Essa mesma lógica aparece na agricultura industrial. Assim como o corpo da mulher é fragmentado e controlado, a semente, símbolo da regeneração e da continuidade da vida, é transformada em um objeto técnico. Em vez de nascer da terra e da partilha entre os povos, ela passa a ser manipulada em laboratórios, artificialmente modificada, patenteada e controlada por grandes corporações. Esse processo reduz a semente a um produto sem capacidade regenerativa natural, rompendo com os ciclos orgânicos e os saberes ancestrais.

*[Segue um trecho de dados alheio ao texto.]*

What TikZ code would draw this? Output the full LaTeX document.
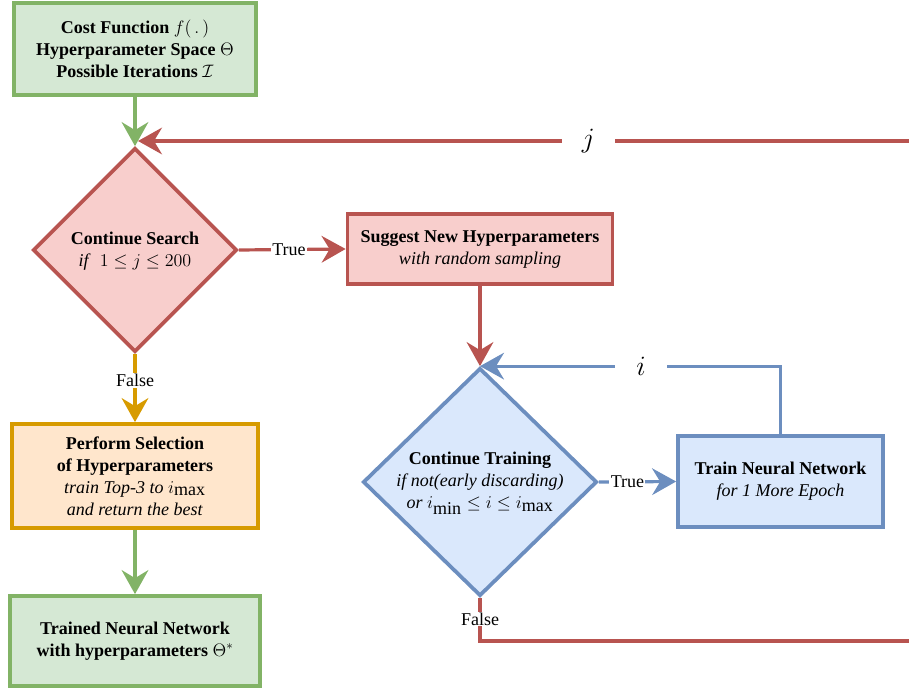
\RequirePackage{fix-cm}
\documentclass[tikz,border=0pt]{standalone}
\usepackage{fontspec}
\IfFontExistsTF{LiberationSerif-Regular.ttf}{%
  \setmainfont{LiberationSerif-Regular.ttf}[BoldFont=LiberationSerif-Bold.ttf,
    ItalicFont=LiberationSerif-Italic.ttf, BoldItalicFont=LiberationSerif-BoldItalic.ttf]}{%
  \setmainfont{Liberation Serif}}
\usetikzlibrary{shapes.geometric,arrows.meta,calc}
\definecolor{gfill}{HTML}{D5E8D4}\definecolor{gline}{HTML}{82B366}
\definecolor{rfill}{HTML}{F8CECC}\definecolor{rline}{HTML}{B85450}
\definecolor{ofill}{HTML}{FFE6CC}\definecolor{oline}{HTML}{D79B00}
\definecolor{bfill}{HTML}{DAE8FC}\definecolor{bline}{HTML}{6C8EBF}
\begin{document}
\begin{tikzpicture}[x=0.75pt,y=-0.75pt,
  font=\fontsize{13.5}{16.5}\selectfont,
  box/.style={draw, rectangle, line width=2.8pt, align=center, inner sep=0pt, text=black},
  dia/.style={draw, diamond, line width=2.8pt, inner sep=0pt},
  conn/.style={line width=2.4pt, -{Stealth[length=18pt,width=20pt,inset=6pt]}},
  plain/.style={line width=2.4pt},
  lbl/.style={fill=white, inner sep=1pt, text=black},
  big/.style={fill=white, inner sep=0pt, minimum height=20pt, text=black, font=\fontsize{21}{25}\selectfont}
]
\useasboundingbox (0,0) rectangle (909,691);

% nodes
\node[box, fill=gfill, draw=gline, minimum width=181.5pt, minimum height=69pt] (inp) at (135,49)
  {\textbf{Cost Function} $f(\,.\,)$\\ \textbf{Hyperparameter Space} $\Theta$\\ \textbf{Possible Iterations} $\mathcal{I}$};
\node[dia, fill=rfill, draw=rline, minimum width=153pt, minimum height=153pt] (d1) at (135,250) {};
\node[align=center, text=black] (d1t) at (135,251) {\textbf{Continue Search}\\ \textit{if} \ $1\leq j\leq 200$};
\node[box, fill=rfill, draw=rline, minimum width=198.75pt, minimum height=52.5pt] (sug) at (480,249)
  {\textbf{Suggest New Hyperparameters}\\ \textit{with random sampling}};
\node[dia, fill=bfill, draw=bline, minimum width=175.5pt, minimum height=171pt] (d2) at (480,482) {};
\node[align=center, text=black] (d2t) at (480,483) {\textbf{Continue Training}\\ \textit{if not(early discarding)}\\ \textit{or} $i_{\textstyle\mathrm{min}}\leq i\leq i_{\textstyle\mathrm{max}}$};
\node[box, fill=bfill, draw=bline, minimum width=153.75pt, minimum height=68.25pt] (trn) at (780.5,481.5)
  {\textbf{Train Neural Network}\\ \textit{for 1 More Epoch}};
\node[box, fill=ofill, draw=oline, minimum width=184.5pt, minimum height=78pt] (sel) at (135,476)
  {\textbf{Perform Selection}\\ \textbf{of Hyperparameters}\\ \textit{train Top-3 to} $i_{\textstyle\mathrm{max}}$\\ \textit{and return the best}};
\node[box, fill=gfill, draw=gline, minimum width=187.5pt, minimum height=67.5pt] (out) at (135,641)
  {\textbf{Trained Neural Network}\\ \textbf{with hyperparameters} $\Theta^{*}$};

\coordinate (jstart) at (909,141);
\coordinate (jtip) at (138,141);
\coordinate (fend) at (909,641);

% connectors
\draw[conn, gline] (inp.south) -- (d1.north);
\draw[conn, rline] (jstart) -- node[big, pos=0.416, minimum width=40pt] {$j$} (jtip);
\draw[conn, rline] (d1.east) -- node[lbl, pos=0.47] {True} (sug.west);
\draw[conn, oline] (d1.south) -- node[lbl, pos=0.39] {False} (sel.north);
\draw[conn, gline] (sel.south) -- (out.north);
\draw[conn, rline] (sug.south) -- (d2.north);
\draw[conn, bline] (d2.east) -- node[lbl, pos=0.37] {True} (trn.west);
\draw[conn, bline] (trn.north) |- node[big, pos=0.732, minimum width=39pt] {$i$} (d2.north);
\draw[plain, rline] (d2.south) -- node[lbl, inner sep=0.5pt] {False} (d2.south |- fend) -- (fend);
\end{tikzpicture}
\end{document}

Ao traçar esse paralelo entre o corpo feminino e a semente, Shiva revela como o paradigma científico dominante atua sobre os processos vitais com a mesma lógica de controle. Tanto a vida que nasce da mulher quanto a vida que brota da terra são submetidas a uma racionalidade que busca maximizar a produtividade, centralizar o conhecimento e eliminar a autonomia. Para ela, esse modelo não apenas exclui outras formas de saber e de viver, mas compromete a própria sustentabilidade do planeta. Ao interromper os ciclos regenerativos, sejam eles biológicos, sociais ou culturais, ele coloca em risco a continuidade da vida.
Mas Shiva não se limita à denúncia. Ela propõe uma alternativa concreta: uma ciência que reconheça a complexidade, a interdependência e a pluralidade dos sistemas vivos. Uma ciência que valorize os saberes culturais, as experiências locais e a participação das comunidades. Ao fazer isso, ela defende um modo de conhecer que esteja comprometido com a vida, e não com a dominação.
Ao longo do tempo, Vandana Shiva tem sido uma liderança que inspira comunidades ao redor do mundo. Seu trabalho articula pensamento crítico e ação política, teoria e prática, ciência e espiritualidade. Em um tempo marcado pela crise ecológica, pelas desigualdades sociais e pela destruição dos saberes culturais, sua voz nos convida a imaginar outros caminhos possíveis.
Mais do que uma crítica à ciência, o pensamento de Vandana Shiva é um chamado à reconstrução de um projeto de mundo. Um mundo onde a vida, em todas as suas formas, seja o centro das decisões políticas, econômicas e científicas. Um mundo que abandone a lógica de progresso excludente e enxergue nas mulheres e nos povos tradicionais a força vital para reimaginar nossas formas de viver e coexistir.